Figure scripts
• • • • • • •
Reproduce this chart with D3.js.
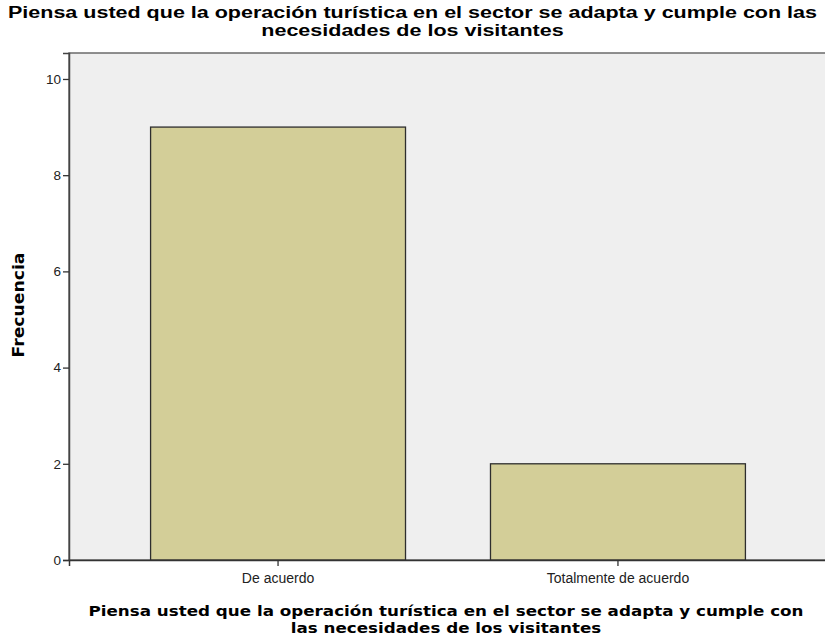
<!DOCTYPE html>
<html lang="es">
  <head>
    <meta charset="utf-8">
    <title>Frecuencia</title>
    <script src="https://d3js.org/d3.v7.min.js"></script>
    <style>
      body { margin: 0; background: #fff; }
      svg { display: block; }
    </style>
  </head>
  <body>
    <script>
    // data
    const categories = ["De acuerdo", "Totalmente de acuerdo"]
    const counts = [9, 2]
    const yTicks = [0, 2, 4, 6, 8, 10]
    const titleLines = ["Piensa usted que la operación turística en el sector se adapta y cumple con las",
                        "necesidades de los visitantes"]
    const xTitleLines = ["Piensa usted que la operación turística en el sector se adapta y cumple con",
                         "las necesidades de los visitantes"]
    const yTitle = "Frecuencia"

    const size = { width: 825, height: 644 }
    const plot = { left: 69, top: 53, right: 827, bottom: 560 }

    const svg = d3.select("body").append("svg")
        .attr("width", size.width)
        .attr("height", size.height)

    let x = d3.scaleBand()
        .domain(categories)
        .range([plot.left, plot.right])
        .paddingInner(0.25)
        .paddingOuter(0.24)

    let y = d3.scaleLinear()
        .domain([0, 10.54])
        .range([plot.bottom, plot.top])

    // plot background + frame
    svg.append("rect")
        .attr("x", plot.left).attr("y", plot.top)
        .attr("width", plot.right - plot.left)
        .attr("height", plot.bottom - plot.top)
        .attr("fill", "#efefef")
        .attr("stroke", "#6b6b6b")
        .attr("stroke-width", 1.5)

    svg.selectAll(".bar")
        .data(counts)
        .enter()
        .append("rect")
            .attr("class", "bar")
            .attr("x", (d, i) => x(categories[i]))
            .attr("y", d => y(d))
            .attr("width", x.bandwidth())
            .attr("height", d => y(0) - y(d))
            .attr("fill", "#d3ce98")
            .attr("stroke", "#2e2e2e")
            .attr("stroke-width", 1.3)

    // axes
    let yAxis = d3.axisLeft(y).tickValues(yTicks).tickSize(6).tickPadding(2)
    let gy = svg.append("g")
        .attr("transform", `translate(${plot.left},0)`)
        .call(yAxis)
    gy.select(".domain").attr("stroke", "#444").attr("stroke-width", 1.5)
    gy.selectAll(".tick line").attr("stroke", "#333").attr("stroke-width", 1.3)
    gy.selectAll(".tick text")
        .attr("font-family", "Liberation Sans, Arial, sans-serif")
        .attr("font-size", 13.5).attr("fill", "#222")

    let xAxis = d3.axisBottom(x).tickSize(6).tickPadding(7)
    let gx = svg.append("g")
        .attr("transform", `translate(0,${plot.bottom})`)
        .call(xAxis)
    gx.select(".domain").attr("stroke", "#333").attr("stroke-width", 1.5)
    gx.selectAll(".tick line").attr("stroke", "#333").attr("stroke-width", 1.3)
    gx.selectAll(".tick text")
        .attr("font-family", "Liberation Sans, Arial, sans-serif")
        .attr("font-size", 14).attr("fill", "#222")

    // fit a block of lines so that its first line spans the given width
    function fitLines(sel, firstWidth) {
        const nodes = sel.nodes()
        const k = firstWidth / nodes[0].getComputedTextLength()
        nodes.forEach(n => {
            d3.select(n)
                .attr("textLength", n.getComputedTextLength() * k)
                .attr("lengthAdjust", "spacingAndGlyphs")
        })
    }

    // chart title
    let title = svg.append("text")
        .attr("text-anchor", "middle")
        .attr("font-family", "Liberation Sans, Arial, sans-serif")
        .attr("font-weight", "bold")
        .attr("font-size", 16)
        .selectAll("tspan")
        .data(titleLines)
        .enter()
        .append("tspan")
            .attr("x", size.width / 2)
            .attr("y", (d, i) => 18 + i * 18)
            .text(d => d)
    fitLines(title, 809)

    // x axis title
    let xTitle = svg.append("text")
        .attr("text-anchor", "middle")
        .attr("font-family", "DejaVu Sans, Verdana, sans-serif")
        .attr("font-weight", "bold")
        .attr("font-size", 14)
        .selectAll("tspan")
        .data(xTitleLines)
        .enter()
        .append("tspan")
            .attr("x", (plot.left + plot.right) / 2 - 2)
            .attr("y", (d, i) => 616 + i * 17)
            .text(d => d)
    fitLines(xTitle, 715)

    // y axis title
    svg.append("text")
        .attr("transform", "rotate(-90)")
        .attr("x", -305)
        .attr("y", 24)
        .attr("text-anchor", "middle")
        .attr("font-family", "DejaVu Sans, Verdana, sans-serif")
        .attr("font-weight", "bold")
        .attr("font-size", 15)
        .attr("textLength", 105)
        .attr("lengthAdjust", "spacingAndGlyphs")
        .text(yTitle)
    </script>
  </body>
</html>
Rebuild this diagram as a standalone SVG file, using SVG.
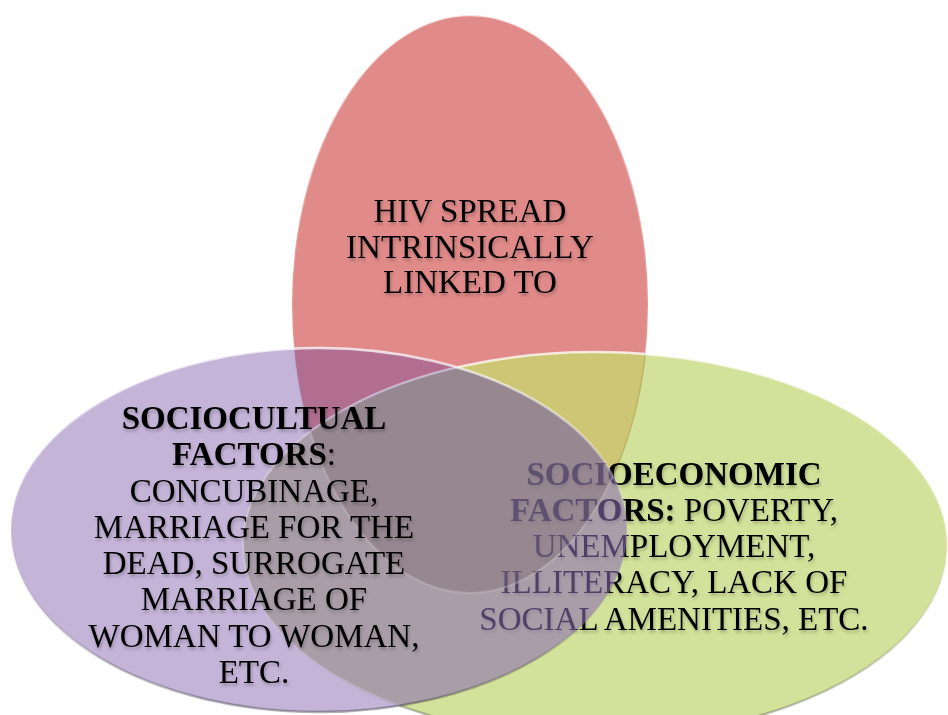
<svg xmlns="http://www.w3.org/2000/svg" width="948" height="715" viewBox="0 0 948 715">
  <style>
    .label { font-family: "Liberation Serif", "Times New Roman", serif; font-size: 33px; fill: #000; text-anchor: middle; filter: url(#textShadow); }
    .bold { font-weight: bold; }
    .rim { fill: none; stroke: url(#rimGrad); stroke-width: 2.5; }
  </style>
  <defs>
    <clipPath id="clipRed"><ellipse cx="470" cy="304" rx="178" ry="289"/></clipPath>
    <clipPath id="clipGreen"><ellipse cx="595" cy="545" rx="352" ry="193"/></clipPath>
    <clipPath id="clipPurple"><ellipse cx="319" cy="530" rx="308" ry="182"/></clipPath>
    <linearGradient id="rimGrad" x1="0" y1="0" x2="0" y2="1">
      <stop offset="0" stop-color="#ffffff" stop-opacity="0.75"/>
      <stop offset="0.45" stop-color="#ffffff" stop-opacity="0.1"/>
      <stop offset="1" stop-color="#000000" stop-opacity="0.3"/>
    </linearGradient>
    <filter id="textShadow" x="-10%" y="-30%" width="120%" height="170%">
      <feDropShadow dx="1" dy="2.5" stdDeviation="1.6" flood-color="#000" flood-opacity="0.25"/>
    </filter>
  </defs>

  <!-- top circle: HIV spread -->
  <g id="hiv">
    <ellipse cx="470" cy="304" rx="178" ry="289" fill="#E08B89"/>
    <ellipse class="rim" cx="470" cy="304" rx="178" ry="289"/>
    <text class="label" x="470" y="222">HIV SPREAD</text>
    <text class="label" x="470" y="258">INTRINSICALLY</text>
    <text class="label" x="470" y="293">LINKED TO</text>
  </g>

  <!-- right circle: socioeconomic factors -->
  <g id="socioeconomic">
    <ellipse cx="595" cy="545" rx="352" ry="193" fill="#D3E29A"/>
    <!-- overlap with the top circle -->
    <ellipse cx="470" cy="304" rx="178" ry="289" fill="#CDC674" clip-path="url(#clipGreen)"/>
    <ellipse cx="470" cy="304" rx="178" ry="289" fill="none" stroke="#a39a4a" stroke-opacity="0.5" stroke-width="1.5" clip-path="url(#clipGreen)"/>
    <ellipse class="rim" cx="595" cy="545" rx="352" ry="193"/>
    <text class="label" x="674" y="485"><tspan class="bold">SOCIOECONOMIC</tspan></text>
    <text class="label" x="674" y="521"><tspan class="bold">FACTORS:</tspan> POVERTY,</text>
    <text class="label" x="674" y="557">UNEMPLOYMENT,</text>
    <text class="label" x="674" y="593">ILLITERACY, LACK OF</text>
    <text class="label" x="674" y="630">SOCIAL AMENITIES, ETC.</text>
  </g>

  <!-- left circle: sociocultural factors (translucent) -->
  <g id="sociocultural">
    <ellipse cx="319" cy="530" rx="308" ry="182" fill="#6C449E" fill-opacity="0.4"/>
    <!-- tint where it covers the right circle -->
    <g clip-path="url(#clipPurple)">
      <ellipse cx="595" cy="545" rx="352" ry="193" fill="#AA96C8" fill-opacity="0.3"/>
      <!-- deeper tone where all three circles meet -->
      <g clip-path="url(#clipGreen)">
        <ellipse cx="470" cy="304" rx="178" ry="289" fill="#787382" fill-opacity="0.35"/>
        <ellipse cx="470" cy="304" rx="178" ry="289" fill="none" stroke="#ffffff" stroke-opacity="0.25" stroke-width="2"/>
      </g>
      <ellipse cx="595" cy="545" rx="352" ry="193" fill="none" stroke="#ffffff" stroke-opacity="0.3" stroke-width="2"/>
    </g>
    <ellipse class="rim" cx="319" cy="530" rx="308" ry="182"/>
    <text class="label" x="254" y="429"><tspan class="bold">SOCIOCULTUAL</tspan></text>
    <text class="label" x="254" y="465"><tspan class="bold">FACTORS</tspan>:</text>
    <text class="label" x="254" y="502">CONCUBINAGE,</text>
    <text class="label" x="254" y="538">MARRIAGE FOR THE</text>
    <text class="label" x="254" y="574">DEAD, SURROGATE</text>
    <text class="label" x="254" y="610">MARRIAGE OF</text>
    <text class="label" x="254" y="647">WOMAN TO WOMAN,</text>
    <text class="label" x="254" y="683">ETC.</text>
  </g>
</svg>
• • • • • • •
What is required
Whichever lines contain the string "this", select and copy them.

Response below
Reproduce this chart with D3.js.
Rebuild this diagram as a standalone SVG file, using SVG.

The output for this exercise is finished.